If Rackspace, given their major support for various opensource projects, were to provide POWER9 runners for, say, Gitlab CI, this could be a major help in porting software. Or, they could, like IBM provide SSH access to interested projects. But the CI part is important to ensure there's no regression, and given the scarce availability of POWER9 (or even POWER8) hardware to the general public, let alone opensource developers, Gitlab CI integration sounds like the more practical service.
IBM sponsor a fleet of POWER-based systems at the OSU Open Source Lab[1].
Edit: You already said this ("Or, they could, like IBM provide SSH access to interested projects."), and if you'll excuse me, I'm going to go hide in shame.

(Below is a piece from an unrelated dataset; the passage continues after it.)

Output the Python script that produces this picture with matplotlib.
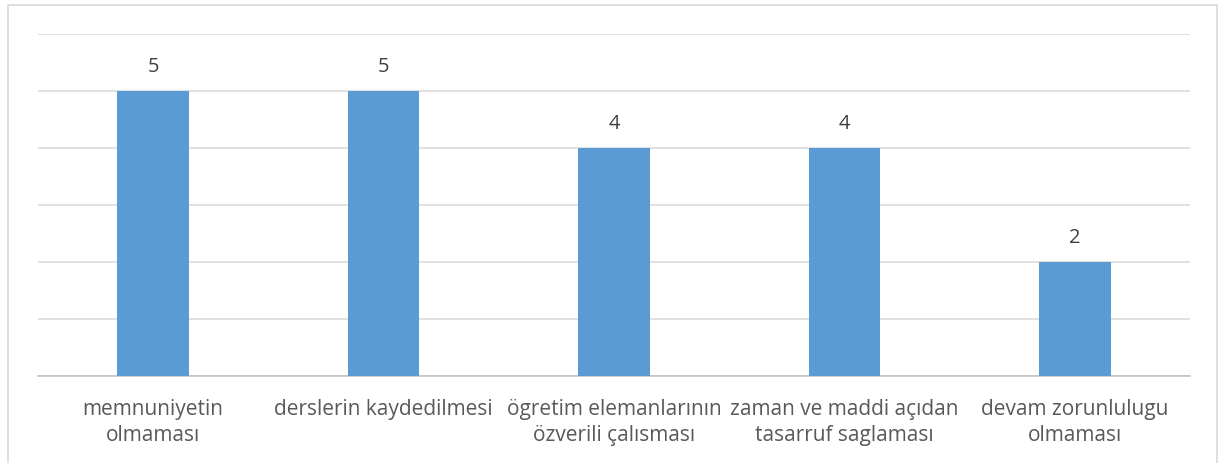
import matplotlib.pyplot as plt
from matplotlib.patches import Rectangle

plt.rcParams['font.family'] = ['Open Sans', 'DejaVu Sans']

labels = ['memnuniyetin\nolmaması',
          'derslerin kaydedilmesi',
          'ögretim elemanlarının\nözverili çalısması',
          'zaman ve maddi açıdan\ntasarruf saglaması',
          'devam zorunlulugu\nolmaması']
counts = [5, 5, 4, 4, 2]

W, H = 1219, 464
fig = plt.figure(figsize=(W / 100, H / 100), dpi=100)
ax = fig.add_axes([38 / W, 1 - 377 / H, (1190 - 38) / W, (377 - 35) / H])

x = range(len(labels))
bars = ax.bar(x, counts, width=0.31, color='#5b9bd5', zorder=3)
for b, v in zip(bars, counts):
    ax.annotate(str(v), (b.get_x() + b.get_width() / 2, v), xytext=(0, 25),
                textcoords='offset pixels', ha='center', va='center',
                fontsize=14.5, color='#404040')

ax.set_xlim(-0.5, 4.5)
ax.set_ylim(0, 6)
ax.set_yticks(range(0, 7))
ax.yaxis.grid(True, color='#d9d9d9', linewidth=1.1, zorder=0)
ax.tick_params(axis='y', left=False, labelleft=False)
ax.set_xticks(list(x))
ax.set_xticklabels(labels, fontsize=15, color='#595959', linespacing=1.32)
ax.tick_params(axis='x', length=0, pad=16)
for s in ['top', 'left', 'right']:
    ax.spines[s].set_visible(False)
ax.spines['bottom'].set_color('#bfbfbf')
ax.spines['bottom'].set_linewidth(1.1)

fig.patches.append(Rectangle((8 / W, -0.05), (1217 - 8) / W, 1.05 - 6 / H,
                             transform=fig.transFigure, fill=False,
                             edgecolor='#d9d9d9', linewidth=1.2))

fig.savefig('out.png', dpi=100)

In my day job we've interacted with an IBM team who are porting our entire buildpacks pipeline[2][3] (which uses Concourse) to run on ppc64le. We fall under the Cloud Foundry heading the list of projects.
The eventual goal is that we will be able to run x86 workers (on a regular commercial cloud) and some POWER workers at OSU-OSL or SoftLayer, and build both kinds of binaries from the same pipeline.

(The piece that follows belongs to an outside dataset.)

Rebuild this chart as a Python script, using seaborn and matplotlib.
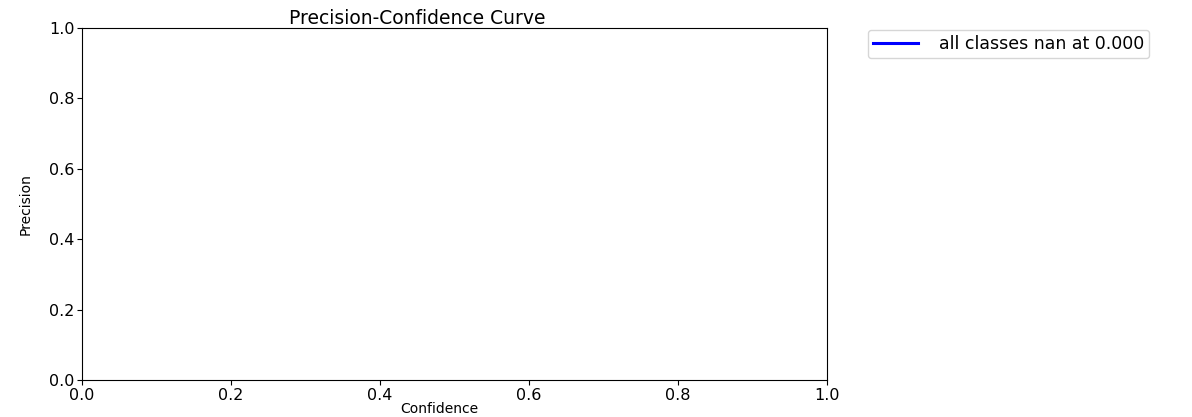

I believe the eventual eventual goal is that all Cloud Foundry pipelines and products will be fully available across both x86 and ppc64le, including first-class integration with any pipeline producing binaries. Given that buildpacks represents the bulk of the binary volume, it makes sense to ensure our entire pipeline works on ppc64le.
Disclosure: I work for Pivotal, not IBM, and I'm not able to commit either to anything.
What would be the course of action for an opensource project to set up a CI worker there (ideally per-commit on X branches, not periodic) such that it could be integrated in a pre-merge check? I'm not bound to Gitlab CI runners, but it's the first thing that came to mind given the popularity of github and gitlab.
I honestly have no idea. I imagine access is mediated by OSU, not IBM. The contact page (http://osuosl.org/contact) seems like the place to start.
One of the tricky parts about running PRs is that you're running arbitrary code, for which the main threat is the exfiltration of secrets. You need to lock down the workers fairly tightly to avoid unintended consequences. I'd be interested in reading more about how Travis, CircleCI, Gitlab et al do it -- some light googling didn't turn up any specifics.
That CircleCI post seems to talk about different issues than I see when I think safety of random CI jobs.
It's a non-trivial problem to solve, especially with caching of artifacts involved. You'd probably want to run a sandbox inside a vm and secure the vm itself first, while having only ephemeral storage attached. Barring a container escape via just read/write/execve allowed inside the sandbox, which could probably also used to escape the surrounding vm, there isn't much you can do if you support running random stuff in a CI job.
Actually, maybe CI needs to be limited to tools that can run on something like ZeroVM.
Limiting persistent state and spinning up machines (vm or bare metal) for each job, while having no permanently active job runners, sounds like another defense to consider.
That said, I very much doubt any of the CI services goes to such great lengths, given the limitations involved.
> Limiting persistent state and spinning up machines (vm or bare metal) for each job, while having no permanently active job runners, sounds like another defense to consider.
I can imagine how I'd do this with Concourse, but it'd be confusingly meta in approach -- a pipeline which builds a new pipeline with a new worker for each PR.
I still think the exfiltration threat is the worst. Any secret injected into the environment of any tested codebase is vulnerable -- especially if your logs are public.
> I still think the exfiltration threat is the worst. Any secret injected into the environment of any tested codebase is vulnerable -- especially if your logs are public.
Fair point, though instead of worrying about that, I think the real solution is to have test-only keys and also make sure logs can be shared without fear of leaking data.
We (buildpacks team) get some of the way by ensuring that all secrets in our logs are redacted -- we actually wrote a rough-and-ready tool (concourse-filter[0]) for this purpose. It works on a whitelist principle. Any environment variable emitted to stdout or stderr is redacted unless it appears on a whitelist[1].
You're right that in the longer run, providing per-test keys will be the safest option. It's on our radar as part of the overall "3 Rs" effort[2].